Indexing 4.0 – Stock Market Exposure that Revolves Around You, Not the Market 

Put simply, we believe custom indexing is the future of stock market investing for high-net-worth families.  First, it builds off of several key advantages developed over the past few decades.  Jack Bogle of Vanguard launched the S & P 500 Index fund in the mid-1970s.  Ever since, low cost index funds have soundly beaten actively managed products.  In the early 1990s, tax-managing an index fund in a separate account brought further advantages of tax loss harvesting to produce reliable “tax alpha”.  Then in the mid-2000s attention shifted to so-called smart beta approaches, such as fundamental weighting, that used different portfolio designs to produce more efficient index exposures.

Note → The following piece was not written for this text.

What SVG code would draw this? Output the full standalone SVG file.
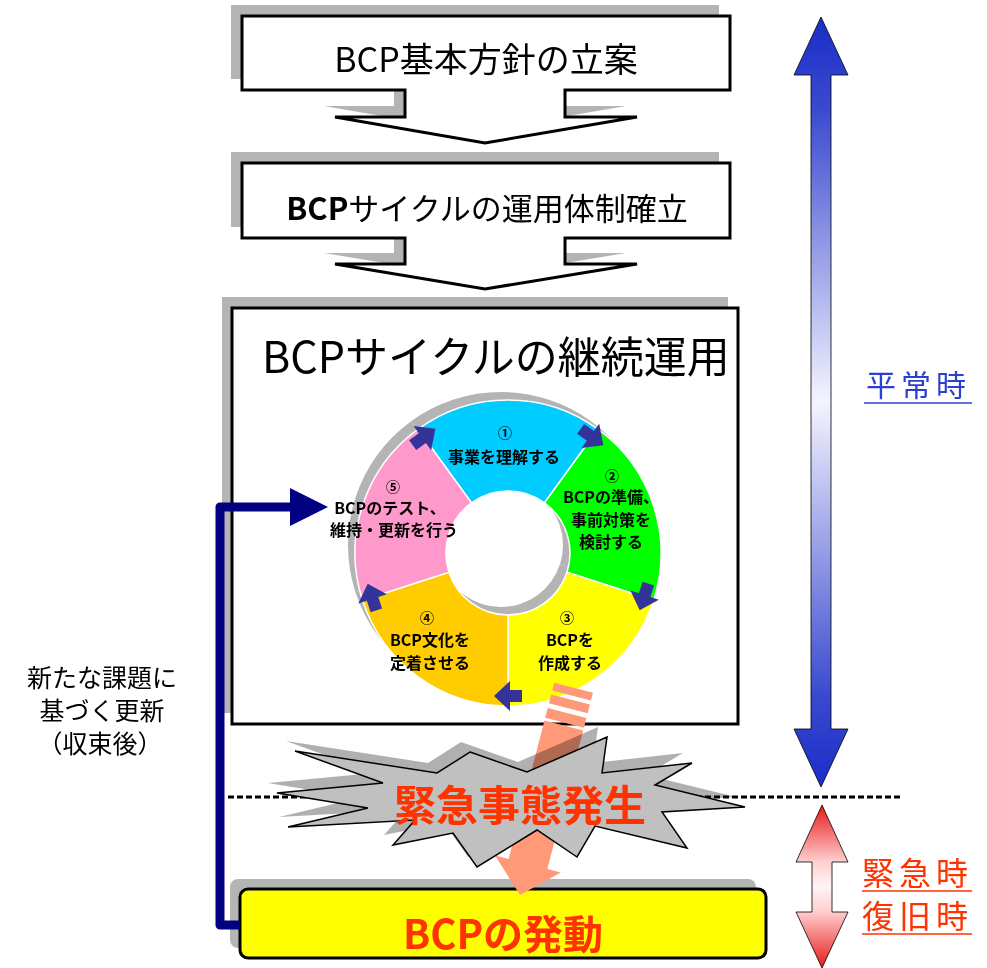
<svg xmlns="http://www.w3.org/2000/svg" width="987" height="968" viewBox="0 0 987 968">
<style>
.t{font-family:"Noto Sans CJK JP","Noto Sans CJK SC",sans-serif}
.box{fill:#fff;stroke:#000;stroke-width:3}
.sh{fill:#b4b4b4}
.seg{stroke:#fff;stroke-width:1.5}
.rt{font-family:"Noto Sans CJK JP","Noto Sans CJK SC",sans-serif;font-size:16px;font-weight:bold;fill:#000;text-anchor:middle}
.rn{font-size:14px}
.ra{fill:#333399}
.red{fill:#ff3300}
</style>
<defs>
<linearGradient id="gb" gradientUnits="userSpaceOnUse" x1="0" y1="17" x2="0" y2="787">
<stop offset="0" stop-color="#1a2dc8"/><stop offset="0.12" stop-color="#3a4acf"/><stop offset="0.5" stop-color="#f4f4ff"/><stop offset="0.88" stop-color="#3a4acf"/><stop offset="1" stop-color="#1a2dc8"/>
</linearGradient>
<linearGradient id="gr" gradientUnits="userSpaceOnUse" x1="0" y1="805" x2="0" y2="968">
<stop offset="0" stop-color="#e81818"/><stop offset="0.35" stop-color="#ffd0d0"/><stop offset="0.5" stop-color="#fff4f4"/><stop offset="0.65" stop-color="#ffd0d0"/><stop offset="1" stop-color="#e81818"/>
</linearGradient>
<path id="s1" d="M418.07,429.22 A153,153 0 0 1 597.93,429.22 L544.44,502.84 A62,62 0 0 0 471.56,502.84 Z"/>
<path id="s2" d="M597.93,429.22 A153,153 0 0 1 653.52,600.28 L566.97,572.16 A62,62 0 0 0 544.44,502.84 Z"/>
<path id="s3" d="M653.52,600.28 A153,153 0 0 1 508,706 L508,615 A62,62 0 0 0 566.97,572.16 Z"/>
<path id="s4" d="M508,706 A153,153 0 0 1 362.48,600.28 L449.03,572.16 A62,62 0 0 0 508,615 Z"/>
<path id="s5" d="M362.48,600.28 A153,153 0 0 1 418.07,429.22 L471.56,502.84 A62,62 0 0 0 449.03,572.16 Z"/>
<path id="ah" d="M-14,-6 L-2,-6 L-2,-15 L14,0 L-2,15 L-2,6 L-14,6 Z"/>
<polygon id="burst" points="470,752 527,772 607,737 602,773 692,763 655,785 745,807 662,812 687,848 595,826 577,857 537,830 477,867 453,833 393,845 415,820 288,827 368,808 277,793 383,783 295,751 437,773"/>
</defs>
<rect width="987" height="968" fill="#fff"/>

<g id="step1">
<path class="sh" transform="translate(-11,-11)" d="M242,16 H730 V90 H565 V117 H637 L485,143 L335,117 H405 V90 H242 Z"/>
<path class="box" d="M242,16 H730 V90 H565 V117 H637 L485,143 L335,117 H405 V90 H242 Z"/>
<text class="t" x="486" y="72" font-size="34" text-anchor="middle">BCP基本方針の立案</text>
</g>

<g id="step2">
<path class="sh" transform="translate(-11,-11)" d="M242,163 H730 V238 H565 V264 H637 L485,289 L335,264 H405 V238 H242 Z"/>
<path class="box" d="M242,163 H730 V238 H565 V264 H637 L485,289 L335,264 H405 V238 H242 Z"/>
<text class="t" x="487" y="220" font-size="31" text-anchor="middle"><tspan font-weight="bold">BCP</tspan>サイクルの運用体制確立</text>
</g>

<g id="step3">
<rect class="sh" x="222" y="297" width="506" height="416"/>
<rect class="box" x="232" y="308" width="506" height="416"/>
<text class="t" x="496" y="373" font-size="43" text-anchor="middle">BCPサイクルの継続運用</text>
</g>

<g id="cycle">
<g transform="translate(-7,-8)" class="sh">
<use href="#s1"/><use href="#s2"/><use href="#s3"/><use href="#s4"/><use href="#s5"/>
</g>
<use href="#s1" class="seg" fill="#00ccff"/>
<use href="#s2" class="seg" fill="#00ff00"/>
<use href="#s3" class="seg" fill="#ffff00"/>
<use href="#s4" class="seg" fill="#ffcc00"/>
<use href="#s5" class="seg" fill="#ff99cc"/>
<use href="#ah" class="ra" transform="translate(592,437) rotate(36)"/>
<use href="#ah" class="ra" transform="translate(644,597) rotate(108)"/>
<use href="#ah" class="ra" transform="translate(508,696) rotate(180)"/>
<use href="#ah" class="ra" transform="translate(372,597) rotate(252)"/>
<use href="#ah" class="ra" transform="translate(424,437) rotate(324)"/>
<text class="rt rn" x="505" y="438">①</text>
<text class="rt" x="504" y="463">事業を理解する</text>
<text class="rt rn" x="612" y="481">②</text>
<text class="rt" x="611" y="503">BCPの準備、</text>
<text class="rt" x="611" y="526">事前対策を</text>
<text class="rt" x="611" y="548">検討する</text>
<text class="rt rn" x="567" y="623">③</text>
<text class="rt" x="570" y="646">BCPを</text>
<text class="rt" x="570" y="669">作成する</text>
<text class="rt rn" x="427" y="623">④</text>
<text class="rt" x="430" y="646">BCP文化を</text>
<text class="rt" x="430" y="669">定着させる</text>
<text class="rt rn" x="393" y="492">⑤</text>
<text class="rt" x="390" y="514">BCPのテスト、</text>
<text class="rt" x="394" y="536">維持・更新を行う</text>
</g>

<g id="activation">
<rect class="sh" x="230" y="879" width="526" height="69" rx="8"/>
<rect x="240" y="889" width="526" height="69" rx="8" fill="#ffff00" stroke="#000" stroke-width="3"/>
<text class="t red" x="503" y="949" font-size="40" font-weight="bold" text-anchor="middle">BCPの発動</text>
</g>

<g id="connectors">
<g transform="translate(520,895) rotate(14.5)" fill="#ff9977">
<rect x="-20" y="-214" width="40" height="8"/>
<rect x="-20" y="-202" width="40" height="9"/>
<rect x="-20" y="-188" width="40" height="10"/>
<polygon points="0,0 -34,-32 -20,-32 -20,-175 20,-175 20,-32 34,-32"/>
</g>
<line x1="228" y1="797" x2="900" y2="797" stroke="#000" stroke-width="3" stroke-dasharray="6 3"/>
<path d="M240,925 H220 V507 H292" fill="none" stroke="#000080" stroke-width="9" stroke-linejoin="round"/>
<polygon points="290,488 328,507 290,526" fill="#000080"/>
</g>

<g id="emergency">
<use href="#burst" transform="translate(-9,-10)" fill="#b0b0b0" style="mix-blend-mode:multiply"/>
<use href="#burst" fill="#c0c0c0" stroke="#000" stroke-width="1.5" stroke-linejoin="miter"/>
<text class="t red" x="520" y="821" font-size="42" font-weight="bold" text-anchor="middle">緊急事態発生</text>
</g>

<g id="feedback-label">
<text class="t" font-size="25" text-anchor="middle" fill="#000" x="102" y="687">新たな課題に</text>
<text class="t" font-size="25" text-anchor="middle" fill="#000" x="102" y="720">基づく更新</text>
<text class="t" font-size="25" text-anchor="middle" fill="#000" x="100" y="753">（収束後）</text>
</g>

<g id="normal">
<polygon points="821,17 848,75 831,75 831,729 848,729 821,787 794,729 811,729 811,75 794,75" fill="url(#gb)" stroke="#000" stroke-width="0.8"/>
<text class="t" x="866" y="396" font-size="30" letter-spacing="5" fill="#2b3fd0">平常時</text>
<line x1="864" y1="403" x2="972" y2="403" stroke="#2b3fd0" stroke-width="1.5"/>
</g>

<g id="emergency-period">
<polygon points="822,805 848,862 832,862 832,912 848,912 822,968 796,912 812,912 812,862 796,862" fill="url(#gr)" stroke="#000" stroke-width="0.8"/>
<text class="t red" x="862" y="885" font-size="32" letter-spacing="5">緊急時</text>
<line x1="862" y1="891" x2="972" y2="891" stroke="#ff3300" stroke-width="1.5"/>
<text class="t red" x="862" y="928" font-size="32" letter-spacing="5">復旧時</text>
<line x1="862" y1="934" x2="972" y2="934" stroke="#ff3300" stroke-width="1.5"/>
</g>
</svg>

Around the same time, MIT Finance professor Andrew Lo foresaw the next great advancement*, namely that  investors would have personalized index portfolios purposed for their unique financial picture. While seemingly science fiction, Lo noted the technology existed and “as with the transformation of all great ideas from theory into practice, it is only a matter of time.”  That time is now.  

Today, “Indexing 4.0” brings customization that incorporates risk tolerance, values, human capital, investment beliefs, charitable giving, and taxes.  Each of these attributes is uniquely personal.  Why should the S & P 500 be the perfect stock market exposure for you?  The resulting customized portfolio (i.e., the “Your Household 500”) should have no benchmark.  It’s been designed exclusively for the household’s entire capital base and personal values.  The switching costs of chasing returns from one hot strategy to another – what one of us referred to as the “biggest failure in investment management”– evaporates when the stock market exposure has been built around your unique situation.   This allows your capital to compound efficiently over time.  As Charlie Munger (Warren Buffet’s longtime partner) says, “The big money is not in the buying and the selling, but in the waiting.”  

*Lo, Andrew W. (2001), Personal Indexes, Journal of Indexes, 2nd Quarter, 26–35.